The last part is crucial. P3P is a privacy protocol Microsoft adopted in 2002. That’s ten years ago—an eternity in the computing world. In theory, it requires websites to provide IE with a policy statement promising not to use cookies to collect personal information without the user’s knowledge. In practice, P3P has been afflicted by serious flaws in its design and implementation, such that a long list of websites—including Facebook and Amazon—have routinely subverted its restrictions, according to Carnegie Mellon University’s Lorrie Faith Cranor. Cranor, a privacy researcher, observed that companies “have discovered that they can lie in their [P3P policies] and nobody bothers to do anything about it.”

Google, for its part, has stated that many in the industry, including Microsoft, recognize “that it is impractical to comply with Microsoft’s request while providing modern web functionality.” Compliance with P3P, they say, would make it difficult or impossible to implement features such as Facebook’s “Like” button, or to log in to Google’s suite of email and personalization services.

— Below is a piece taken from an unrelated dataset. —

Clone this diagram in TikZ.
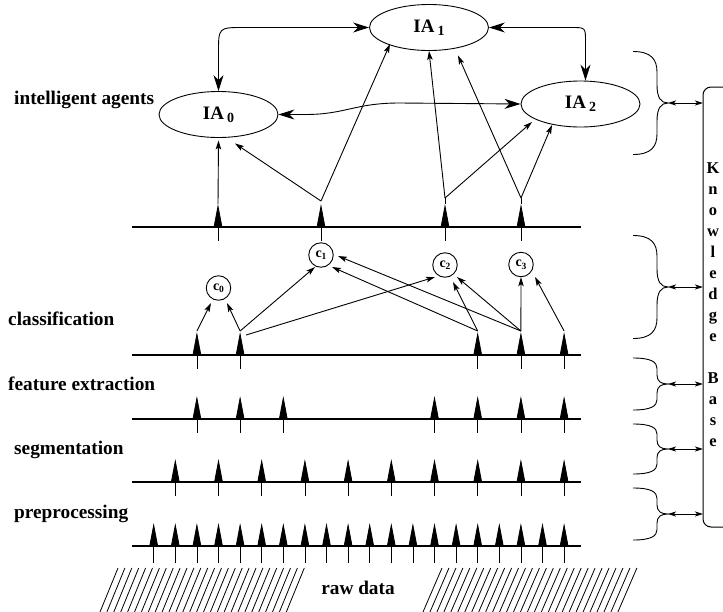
\documentclass[tikz,border=0pt]{standalone}
\usepackage{fontspec}
\setmainfont{Liberation Serif}
\usetikzlibrary{arrows.meta,calc,shapes.geometric}

\begin{document}
\begin{tikzpicture}[x=1pt, y=-1pt,
  agent/.style={ellipse, draw, line width=0.9pt, minimum width=119pt,
    minimum height=46pt, inner sep=0pt, font=\fontsize{19}{19}\selectfont\bfseries},
  cls/.style={circle, draw, line width=0.9pt, minimum size=24.5pt, inner sep=0pt,
    font=\fontsize{14}{14}\selectfont\bfseries},
  lab/.style={anchor=base west, inner sep=0pt, font=\fontsize{19.3}{20}\selectfont\bfseries},
  kbletter/.style={anchor=base, inner sep=0pt, font=\fontsize{16.5}{16.5}\selectfont\bfseries},
  layer/.style={line width=2.6pt},
  uparrow/.style={line width=0.8pt, -{Triangle[length=23pt,width=8.5pt]}},
  conn/.style={line width=0.9pt, -{Stealth[length=9pt,width=5.5pt,inset=2pt]}},
  bigconn/.style={line width=0.9pt,
    {Stealth[length=16pt,width=10pt,inset=5pt]}-{Stealth[length=16pt,width=10pt,inset=5pt]}},
  kbconn/.style={line width=0.9pt,
    {Stealth[length=8pt,width=5pt,inset=2pt]}-{Stealth[length=8pt,width=5pt,inset=2pt]}},
  bracestyle/.style={line width=0.9pt},
  hatch/.style={line width=0.8pt}]

\useasboundingbox (0,0) rectangle (723,611);

% ---- level labels
\node[lab] (lia)  at (14,104) {intelligent agents};
\node[lab] (lcl)  at (8,325)  {classification};
\node[lab] (lfe)  at (8,390)  {feature extraction};
\node[lab] (lseg) at (14,454) {segmentation};
\node[lab] (lpre) at (14,518) {preprocessing};

% ---- level lines
\foreach \ly in {227,355,419,482,546}
  \draw[layer] (132,\ly) -- (581,\ly);

% ---- upward arrows on each level
\foreach \xx in {218,321,445,521}
  \draw[uparrow] (\xx,241) -- (\xx,204);
\foreach \k in {2,4,17,19,15}
  \draw[uparrow] ({153.7+21.6*\k},369) -- ({153.7+21.6*\k},332);
\foreach \k in {2,4,6,13,15,17,19}
  \draw[uparrow] ({153.7+21.6*\k},433) -- ({153.7+21.6*\k},396);
\foreach \k in {1,3,...,19}
  \draw[uparrow] ({153.7+21.6*\k},496) -- ({153.7+21.6*\k},459);
\foreach \k in {0,...,19}
  \draw[uparrow] ({153.7+21.6*\k},563) -- ({153.7+21.6*\k},523);

% ---- intelligent agents
\node[agent] (IA0) at (218.5,114.5) {IA\,\raisebox{-3pt}{\fontsize{14}{14}\selectfont 0}};
\node[agent] (IA1) at (429,27.5)   {IA\,\raisebox{-3pt}{\fontsize{14}{14}\selectfont 1}};
\node[agent] (IA2) at (580.5,104)  {IA\,\raisebox{-3pt}{\fontsize{14}{14}\selectfont 2}};

% ---- classes
\node[cls] (c0) at (218.5,288) {c\raisebox{-2.5pt}{\fontsize{9.5}{9.5}\selectfont 0}};
\node[cls] (c1) at (321,255)   {c\raisebox{-2.5pt}{\fontsize{9.5}{9.5}\selectfont 1}};
\node[cls] (c2) at (445,265)   {c\raisebox{-2.5pt}{\fontsize{9.5}{9.5}\selectfont 2}};
\node[cls] (c3) at (521,264.5) {c\raisebox{-2.5pt}{\fontsize{9.5}{9.5}\selectfont 3}};

% ---- arrow tips of the top level and of the classification level
\coordinate (a0) at (218,204);
\coordinate (a1) at (321,201);
\coordinate (a2) at (445,198);
\coordinate (a3) at (521,198);
\coordinate (k0) at (196.9,331);
\coordinate (k1) at (240.1,331);
\coordinate (k2) at (477.7,331);
\coordinate (k3) at (520.9,331);
\coordinate (k4) at (564.1,331);

% ---- top level to agents
\draw[line width=0.8pt] (a2) -- (445,204);
\draw[line width=0.8pt] (a3) -- (521,204);
\draw[conn] (a0) -- ($(IA0.south)+(0,2.5)$);
\draw[conn] (a1) -- ($(IA0.south)+(16.5,5.5)$);
\draw[conn] (a1) -- ($(IA1.center)+(-39,16.5)$);
\draw[conn] (a2) -- (IA1.south);
\draw[conn] (a2) -- ($(IA2.center)+(-48.5,18)$);
\draw[conn] (a3) -- ($(IA1.south)+(29,4.5)$);
\draw[conn] (a3) -- ($(IA2.center)+(-28.5,21)$);

% ---- classification level to classes
\draw[conn] (k0) -- ($(c0.center)+(-7.5,15)$);
\draw[conn] (k1) -- ($(c0.center)+(8.5,15)$);
\draw[conn] (k1) -- ($(c1.center)+(-6,12)$);
\draw[conn] ($(k1)+(6,4)$) -- ($(c2.center)+(-10,12)$);
\draw[conn] (k2) -- ($(c2.center)+(8,17)$);
\draw[conn] (k2) -- ($(c1.center)+(11,12)$);
\draw[conn] (k3) -- (c3.south);
\draw[conn] (k3) -- ($(c2.center)+(12,12)$);
\draw[conn] (k3) -- ($(c1.center)+(17,1)$);
\draw[conn] (k4) -- ($(c3.center)+(14,12.5)$);

% ---- communication between agents
\coordinate (cA) at (IA0.north |- IA1.west);
\draw[bigconn] (IA1.west) -- ($(cA)+(25,0)$) .. controls (cA) .. ($(cA)+(0,25)$) -- (IA0.north);
\coordinate (n2) at ($(IA2.north)+(5,0)$);
\coordinate (cB) at (n2 |- IA1.east);
\draw[bigconn] (IA1.east) -- ($(cB)+(-14,0)$) .. controls (cB) .. ($(cB)+(0,14)$) -- (n2);
\draw[bigconn] (IA0.east) -- ($(IA0.east)+(27,0)$)
  .. controls ($(IA0.east)+(67,0)$) and ($(IA2.west)+(-166,-1)$) .. ($(IA2.west)+(-121,-1)$)
  -- (IA2.west);

% ---- knowledge base
\draw[line width=1pt, rounded corners=8pt] (724,87) -- (703,87) -- (703,527) -- (724,527);
\coordinate (kbedge) at (703,300);
\foreach \ch/\yy [count=\i] in {K/173,n/194,o/215,w/236,l/257,e/278,d/299,g/320,e/341,
                                 B/383,a/404,s/425,e/446}
  \node[kbletter] (kb\i) at (713,\yy) {\ch};

% ---- braces grouping each level, linked to the knowledge base
\foreach \ty/\hh [count=\i] in {103/51.5, 287/51.5, 384/26, 449/25, 514/26} {
  \draw[bracestyle] (633,{\ty-\hh})
    .. controls (651,{\ty-\hh}) and (657,{\ty-0.85*\hh}) .. (657,{\ty-0.6*\hh})
    -- (657,{\ty-0.35*\hh})
    .. controls (657,{\ty-0.1*\hh}) and (661,\ty) .. (668,\ty)
    .. controls (661,\ty) and (657,{\ty+0.1*\hh}) .. (657,{\ty+0.35*\hh})
    -- (657,{\ty+0.6*\hh})
    .. controls (657,{\ty+0.85*\hh}) and (651,{\ty+\hh}) .. (633,{\ty+\hh});
  \coordinate (bt\i) at (668,\ty);
  \draw[kbconn] (bt\i) -- (bt\i -| kbedge);
}

% ---- raw data
\foreach \i in {0,...,27}
  \draw[hatch] ({100+6.9*\i},612) -- ({118+6.9*\i},568);
\foreach \i in {0,...,28}
  \draw[hatch] ({423+6.96*\i},612) -- ({442+6.96*\i},568);
\node[anchor=base, inner sep=0pt, font=\fontsize{19.3}{20}\selectfont\bfseries] (raw) at (358,594) {raw data};

\end{tikzpicture}
\end{document}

The irony is that Microsoft itself seems to have once provided invalid P3P policy statements to the public. The sites where these could be found have since been taken down, but according to InfoWorld’s Woody Leonhard, the instructions were quite specific. “Who knows,” Leonhard writes. “Maybe Google and Facebook and Amazon just followed Microsoft’s old instructions to circumvent third party cookie blocking.”

For more information, see Ars Technica’s full report here.

On the one hand, it seems as though Google’s IE “exploit” is relatively benign, and taking them to task for it would require us, in the name of consistency, to pursue Facebook, Amazon, and countless other websites in similar fashion.

On the other, the Safari work-around seems a little more insidious—the mechanism is different, and Google’s cookies were used not to provide users with “modern web functionality,” but to provide advertisers with information about users.

As the Internet becomes ever more deeply ingrained in our lives, difficult questions must be asked about privacy: questions about the consumer’s rights and expectations, questions about what kinds of information companies like Google, Microsoft, and Apple should, or should not, be permitted to collect about individuals. It seems those questions will remain open for some time.